*Challenge*: All of the material below is to be restated word for word, apart from the pictures.
▼▼▼
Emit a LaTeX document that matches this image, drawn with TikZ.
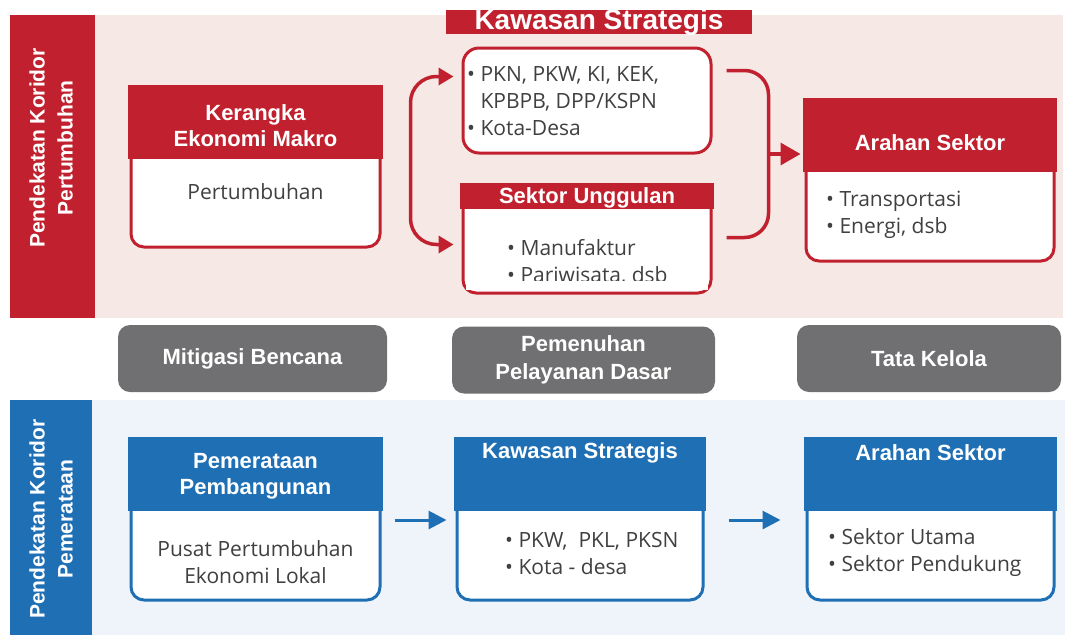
\documentclass[tikz,border=0pt]{standalone}
\usepackage{fontspec}
\setmainfont{Open Sans}
\newfontfamily\hb{Liberation Sans}
\usetikzlibrary{arrows.meta,calc}
\definecolor{kred}{RGB}{193,33,46}
\definecolor{kpink}{RGB}{246,232,228}
\definecolor{kblue}{RGB}{31,111,181}
\definecolor{klblue}{RGB}{238,244,250}
\definecolor{kgray}{RGB}{112,112,114}
\definecolor{ktxt}{RGB}{64,64,64}
\begin{document}
\begin{tikzpicture}[x=1pt,y=-1pt,
  frame/.style={draw=#1, line width=3pt, fill=white, rounded corners=13pt, inner sep=0pt},
  hdr/.style={font=\hb\bfseries\fontsize{22}{26}\selectfont, text=white, align=center, inner sep=0pt},
  side/.style={font=\hb\bfseries\fontsize{21}{28}\selectfont, text=white, align=center, rotate=90, inner sep=0pt},
  body/.style={font=\fontsize{21}{27}\selectfont, text=ktxt, align=left, inner sep=0pt},
  gbox/.style={fill=kgray, rounded corners=12pt, inner sep=0pt, font=\hb\bfseries\fontsize{22}{28}\selectfont, text=white, align=center},
  rline/.style={draw=kred, line width=3.5pt},
  rarr/.style={draw=kred, line width=3.5pt, -{Triangle[length=20pt,width=22pt]}},
  rboth/.style={draw=kred, line width=3.5pt, {Triangle[length=15pt,width=17pt]}-{Triangle[length=15pt,width=17pt]}},
  barr/.style={draw=kblue, line width=3pt, -{Triangle[length=18pt,width=18pt]}}
]
\useasboundingbox (0,0) rectangle (1065,635);
\fill[white] (0,0) rectangle (1065,635);

% ---------- top (red) panel ----------
\fill[kpink] (95,15) rectangle (1063,318);
\fill[kred] (10,15) rectangle (95,318);
\node[side] (sideR) at (51,148) {Pendekatan Koridor\\Pertumbuhan};

\fill[kred] (446,10) rectangle (752,34);
\begin{scope}
  \clip (446,10) rectangle (752,40);
  \node[font=\hb\bfseries\fontsize{28}{32}\selectfont, text=white, anchor=base, inner sep=0pt] (ksban) at (599,29.5) {Kawasan Strategis};
\end{scope}

% Kerangka Ekonomi Makro
\node[frame=kred, minimum width=249pt, minimum height=159pt] (kem) at (255.5,167.5) {};
\fill[kred] ($(kem.north west)+(-1.5,-1.5)$) rectangle ($(kem.north east)+(1.5,72)$);
\node[hdr] (kemh) at (255.5,126) {Kerangka\\Ekonomi Makro};
\node[body] (kemb) at (255.5,192) {Pertumbuhan};

% Kawasan Strategis (top)
\node[frame=kred, rounded corners=16pt, minimum width=248pt, minimum height=105pt] (ks1) at (587,100.5) {};
\node[body, anchor=west] (ks1t) at (467,101) {• PKN, PKW, KI, KEK,\\\phantom{• }KPBPB, DPP/KSPN\\• Kota-Desa};

% Sektor Unggulan
\node[frame=kred, minimum width=248pt, minimum height=107pt] (su) at (587,239.5) {};
\fill[kred] ($(su.north west)+(-1.5,-1.5)$) rectangle ($(su.north east)+(1.5,24)$);
\node[hdr] (suh) at (587,198) {Sektor Unggulan};
\node[body, anchor=west] (sut) at (507,262) {• Manufaktur\\• Pariwisata, dsb};
\fill[white] (466,281) rectangle (708,290);

% Arahan Sektor (red)
\node[frame=kred, minimum width=248pt, minimum height=160pt] (ar) at (930,181) {};
\fill[kred] ($(ar.north west)+(-1.5,-1.5)$) rectangle ($(ar.north east)+(1.5,72)$);
\node[hdr] (arh) at (930,143) {Arahan Sektor};
\node[body, anchor=west] (art) at (826,215) {• Transportasi\\• Energi, dsb};

% connectors (red)
\coordinate (la1) at ($(ks1.west)+(-8,-24)$);
\coordinate (la2) at ($(su.west)+(-8,5)$);
\draw[rboth, rounded corners=26pt] (la1) -- ($(la1)+(-43,0)$) -- ($(la2)+(-43,0)$) -- (la2);

\coordinate (rb1) at ($(ks1.east)+(14,-30)$);
\coordinate (rb2) at ($(su.east)+(14,-2)$);
\draw[rline, rounded corners=24pt] (rb1) -- ($(rb1)+(42,0)$) -- ($(rb2)+(42,0)$) -- (rb2);
\path ($(rb1)!0.5!(rb2)$) ++(42,0) coordinate (rm);
\draw[rarr] (rm) -- ([xshift=-4pt]rm -| ar.west);

% ---------- middle (gray) ----------
\node[gbox, minimum width=269pt, minimum height=67pt] (mit) at (252.5,358.5) {Mitigasi Bencana};
\node[gbox, minimum width=263pt, minimum height=67pt] (pel) at (583.5,360) {Pemenuhan\\Pelayanan Dasar};
\node[gbox, minimum width=264pt, minimum height=67pt] (tk) at (929,358.5) {Tata Kelola};

% ---------- bottom (blue) panel ----------
\fill[klblue] (92,400) rectangle (1065,635);
\fill[kblue] (10,400) rectangle (92,635);
\node[side] (sideB) at (51,519) {Pendekatan Koridor\\Pemerataan};

% Pemerataan Pembangunan
\node[frame=kblue, minimum width=249pt, minimum height=160pt] (pp) at (255.5,520) {};
\fill[kblue] ($(pp.north west)+(-1.5,-1.5)$) rectangle ($(pp.north east)+(1.5,72)$);
\node[hdr] (pph) at (255.5,476) {Pemerataan\\Pembangunan};
\node[body, align=center] (ppt) at (255.5,562) {Pusat Pertumbuhan\\Ekonomi Lokal};

% Kawasan Strategis (blue)
\node[frame=kblue, minimum width=246pt, minimum height=160pt] (ksb) at (580,520) {};
\fill[kblue] ($(ksb.north west)+(-1.5,-1.5)$) rectangle ($(ksb.north east)+(1.5,72)$);
\node[hdr] (ksbh) at (580,453) {Kawasan Strategis};
\node[body, anchor=west] (ksbt) at (505,553) {• PKW,\ \ PKL, PKSN\\• Kota\ - desa};

% Arahan Sektor (blue)
\node[frame=kblue, minimum width=247pt, minimum height=160pt] (asb) at (930.5,520) {};
\fill[kblue] ($(asb.north west)+(-1.5,-1.5)$) rectangle ($(asb.north east)+(1.5,72)$);
\node[hdr] (asbh) at (930.5,453) {Arahan Sektor};
\node[body, anchor=west] (asbt) at (828,553) {• Sektor Utama\\• Sektor Pendukung};

% connectors (blue)
\draw[barr] ([xshift=13pt]pp.east) -- ([xshift=-9pt]ksb.west);
\draw[barr] ([xshift=24pt]ksb.east) -- ([xshift=-25pt]asb.west);
\end{tikzpicture}
\end{document}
▲▲▲
*Result*:
Emit a LaTeX document that matches this image, drawn with TikZ.
\documentclass[tikz,border=0pt]{standalone}
\usepackage{fontspec}
\setmainfont{Open Sans}
\newfontfamily\hb{Liberation Sans}
\usetikzlibrary{arrows.meta,calc}
\definecolor{kred}{RGB}{193,33,46}
\definecolor{kpink}{RGB}{246,232,228}
\definecolor{kblue}{RGB}{31,111,181}
\definecolor{klblue}{RGB}{238,244,250}
\definecolor{kgray}{RGB}{112,112,114}
\definecolor{ktxt}{RGB}{64,64,64}
\begin{document}
\begin{tikzpicture}[x=1pt,y=-1pt,
  frame/.style={draw=#1, line width=3pt, fill=white, rounded corners=13pt, inner sep=0pt},
  hdr/.style={font=\hb\bfseries\fontsize{22}{26}\selectfont, text=white, align=center, inner sep=0pt},
  side/.style={font=\hb\bfseries\fontsize{21}{28}\selectfont, text=white, align=center, rotate=90, inner sep=0pt},
  body/.style={font=\fontsize{21}{27}\selectfont, text=ktxt, align=left, inner sep=0pt},
  gbox/.style={fill=kgray, rounded corners=12pt, inner sep=0pt, font=\hb\bfseries\fontsize{22}{28}\selectfont, text=white, align=center},
  rline/.style={draw=kred, line width=3.5pt},
  rarr/.style={draw=kred, line width=3.5pt, -{Triangle[length=20pt,width=22pt]}},
  rboth/.style={draw=kred, line width=3.5pt, {Triangle[length=15pt,width=17pt]}-{Triangle[length=15pt,width=17pt]}},
  barr/.style={draw=kblue, line width=3pt, -{Triangle[length=18pt,width=18pt]}}
]
\useasboundingbox (0,0) rectangle (1065,635);
\fill[white] (0,0) rectangle (1065,635);

% ---------- top (red) panel ----------
\fill[kpink] (95,15) rectangle (1063,318);
\fill[kred] (10,15) rectangle (95,318);
\node[side] (sideR) at (51,148) {Pendekatan Koridor\\Pertumbuhan};

\fill[kred] (446,10) rectangle (752,34);
\begin{scope}
  \clip (446,10) rectangle (752,40);
  \node[font=\hb\bfseries\fontsize{28}{32}\selectfont, text=white, anchor=base, inner sep=0pt] (ksban) at (599,29.5) {Kawasan Strategis};
\end{scope}

% Kerangka Ekonomi Makro
\node[frame=kred, minimum width=249pt, minimum height=159pt] (kem) at (255.5,167.5) {};
\fill[kred] ($(kem.north west)+(-1.5,-1.5)$) rectangle ($(kem.north east)+(1.5,72)$);
\node[hdr] (kemh) at (255.5,126) {Kerangka\\Ekonomi Makro};
\node[body] (kemb) at (255.5,192) {Pertumbuhan};

% Kawasan Strategis (top)
\node[frame=kred, rounded corners=16pt, minimum width=248pt, minimum height=105pt] (ks1) at (587,100.5) {};
\node[body, anchor=west] (ks1t) at (467,101) {• PKN, PKW, KI, KEK,\\\phantom{• }KPBPB, DPP/KSPN\\• Kota-Desa};

% Sektor Unggulan
\node[frame=kred, minimum width=248pt, minimum height=107pt] (su) at (587,239.5) {};
\fill[kred] ($(su.north west)+(-1.5,-1.5)$) rectangle ($(su.north east)+(1.5,24)$);
\node[hdr] (suh) at (587,198) {Sektor Unggulan};
\node[body, anchor=west] (sut) at (507,262) {• Manufaktur\\• Pariwisata, dsb};
\fill[white] (466,281) rectangle (708,290);

% Arahan Sektor (red)
\node[frame=kred, minimum width=248pt, minimum height=160pt] (ar) at (930,181) {};
\fill[kred] ($(ar.north west)+(-1.5,-1.5)$) rectangle ($(ar.north east)+(1.5,72)$);
\node[hdr] (arh) at (930,143) {Arahan Sektor};
\node[body, anchor=west] (art) at (826,215) {• Transportasi\\• Energi, dsb};

% connectors (red)
\coordinate (la1) at ($(ks1.west)+(-8,-24)$);
\coordinate (la2) at ($(su.west)+(-8,5)$);
\draw[rboth, rounded corners=26pt] (la1) -- ($(la1)+(-43,0)$) -- ($(la2)+(-43,0)$) -- (la2);

\coordinate (rb1) at ($(ks1.east)+(14,-30)$);
\coordinate (rb2) at ($(su.east)+(14,-2)$);
\draw[rline, rounded corners=24pt] (rb1) -- ($(rb1)+(42,0)$) -- ($(rb2)+(42,0)$) -- (rb2);
\path ($(rb1)!0.5!(rb2)$) ++(42,0) coordinate (rm);
\draw[rarr] (rm) -- ([xshift=-4pt]rm -| ar.west);

% ---------- middle (gray) ----------
\node[gbox, minimum width=269pt, minimum height=67pt] (mit) at (252.5,358.5) {Mitigasi Bencana};
\node[gbox, minimum width=263pt, minimum height=67pt] (pel) at (583.5,360) {Pemenuhan\\Pelayanan Dasar};
\node[gbox, minimum width=264pt, minimum height=67pt] (tk) at (929,358.5) {Tata Kelola};

% ---------- bottom (blue) panel ----------
\fill[klblue] (92,400) rectangle (1065,635);
\fill[kblue] (10,400) rectangle (92,635);
\node[side] (sideB) at (51,519) {Pendekatan Koridor\\Pemerataan};

% Pemerataan Pembangunan
\node[frame=kblue, minimum width=249pt, minimum height=160pt] (pp) at (255.5,520) {};
\fill[kblue] ($(pp.north west)+(-1.5,-1.5)$) rectangle ($(pp.north east)+(1.5,72)$);
\node[hdr] (pph) at (255.5,476) {Pemerataan\\Pembangunan};
\node[body, align=center] (ppt) at (255.5,562) {Pusat Pertumbuhan\\Ekonomi Lokal};

% Kawasan Strategis (blue)
\node[frame=kblue, minimum width=246pt, minimum height=160pt] (ksb) at (580,520) {};
\fill[kblue] ($(ksb.north west)+(-1.5,-1.5)$) rectangle ($(ksb.north east)+(1.5,72)$);
\node[hdr] (ksbh) at (580,453) {Kawasan Strategis};
\node[body, anchor=west] (ksbt) at (505,553) {• PKW,\ \ PKL, PKSN\\• Kota\ - desa};

% Arahan Sektor (blue)
\node[frame=kblue, minimum width=247pt, minimum height=160pt] (asb) at (930.5,520) {};
\fill[kblue] ($(asb.north west)+(-1.5,-1.5)$) rectangle ($(asb.north east)+(1.5,72)$);
\node[hdr] (asbh) at (930.5,453) {Arahan Sektor};
\node[body, anchor=west] (asbt) at (828,553) {• Sektor Utama\\• Sektor Pendukung};

% connectors (blue)
\draw[barr] ([xshift=13pt]pp.east) -- ([xshift=-9pt]ksb.west);
\draw[barr] ([xshift=24pt]ksb.east) -- ([xshift=-25pt]asb.west);
\end{tikzpicture}
\end{document}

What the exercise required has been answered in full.